En mi cabeza ronda esa defensa de Camus del “individualismo solidario contra la sociedad de masas”, pero no quiero utilizar como escudo a una autoridad del pensamiento, prefiero contar lo que veo. Lo que veo es a varios guardas jurados organizando en plena calle la entrada a la mega tienda. Colocan las típicas vallas naranjas alrededor del edificio y organizan la cola que tapona el portal de la radio. Más tarde, cuando tras mi intervención radiofónica me dispongo a salir con lentitud y cierto despiste del portal, uno de esos guardas me insta, con un gesto de la mano, a moverme con rapidez para que la multitud fluya. Dado que no reconozco como autoridad un servicio de orden privado en una calle que es tan mía como del dueño del negocio, me enroco en mi actitud y me quedo un rato en plena puerta convirtiéndome en un obstáculo humano para los que guardan cola. Es un insignificante y estéril acto de rebeldía, como el de un niño que luchara contra un tremendo oleaje, pero me resulta difícil obedecer y aceptar que los centros de las ciudades hayan sucumbido a las grandes corporaciones. Más aún me irrita que en aras de un supuesto amor hacia las clases populares se permita y se estimule la entrega total de la calle, a base de espacio en las aceras, de cartelería con frecuencia fea y abusiva, de publicidad que cambia completamente el paisaje urbano. ¿En manos de quién estamos dejando el paisaje urbano, algunas de sus vías más definitorias, para que estén perdiendo cada día su carácter particular y se conviertan en una copia más de Times Square? Y una cosa más que me pregunto siempre, ¿qué parte, aunque sea mínima, de responsabilidad tenemos nosotros?

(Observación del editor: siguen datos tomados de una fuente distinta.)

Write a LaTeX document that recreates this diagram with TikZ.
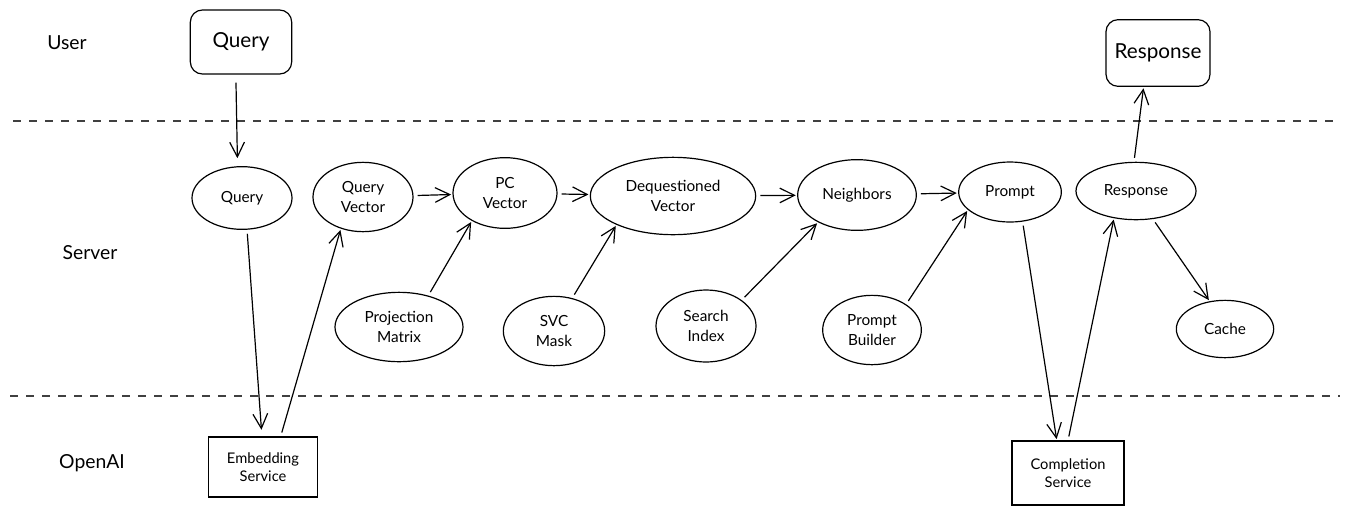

Con nuestras costumbres diarias contribuimos al devenir de las ciudades. Estos día escucho los llantos por la desaparición del cine Palafox. Sí, mucha pena, pero ¿quién iba a ese cine? ¿pensamos que los negocios se mantienen solos? Nos lamentamos con frecuencia por la amenaza que las franquicias están suponiendo para el pequeño comercio, ¿pero quién está dispuesto a pagar unos euros más a fin de favorecerlo? Cada vez que alguien me señala el ridículo precio de una blusa, como un triunfo personal o como una disculpa porque en lo que va de temporada se ha comprado cinco, pienso en aquellos tiempos en que nuestras madres se compraban una prenda, una, según sus posibilidades económicas, pero atentas también a la calidad del tejido y del corte, porque la ropa debía cumplir un fin añadido a la belleza: tenía que durar. La austeridad era la norma. Se habían educado en ella. Nosotros, en cambio, hemos sucumbido sin reflexión alguna a la ansiedad del cambio constante. Lo que compramos es llamativamente barato y en una temporada se deshace, lo cual nos permite plantearnos cada estación del año como un gran cambio de ese armario que tiene ya un fondo ilimitado. Esta es una alianza entre los que ceden las ciudades a las grandes corporaciones y los que jamás cuestionan el comportamiento de la masa, porque sale más a cuenta mantener alto el orgullo de un pueblo acrítico, que es lo mismo que decir desmovilizado.
Cuando de esto se escribe hay también quien, en nombre del pueblo, habla del estúpido romanticismo de los defensores de la ciudad-postal. Y así, sin que unos y otros saquen la cara por ella, justificada la destrucción de su carácter por la ruina de los Ayuntamientos o en aras del derecho al consumismo popular, consiguen que una inmensa minoría evite determinadas zonas urbanas, dándolas por finiquitadas, excluyéndolas de su día a día. Me alegré en Navidad del cierre al tráfico privado en determinadas arterias, y me alarmé también por la ira que provocaba la medida en la oposición y sus votantes, pero el medio ambiente no está solamente en el aire que respiramos, también lo es el suelo que se pisa y aquello que tenemos delante de los ojos. Me pregunto si este proceso de deterioro que igualará todos los centros urbanos es imparable, si no tiene potestad para revertirlo un Ayuntamiento, si nosotros no podemos hacer más que asumirlo y andar rápido para no entorpecer la cola de los ansiosos consumidores.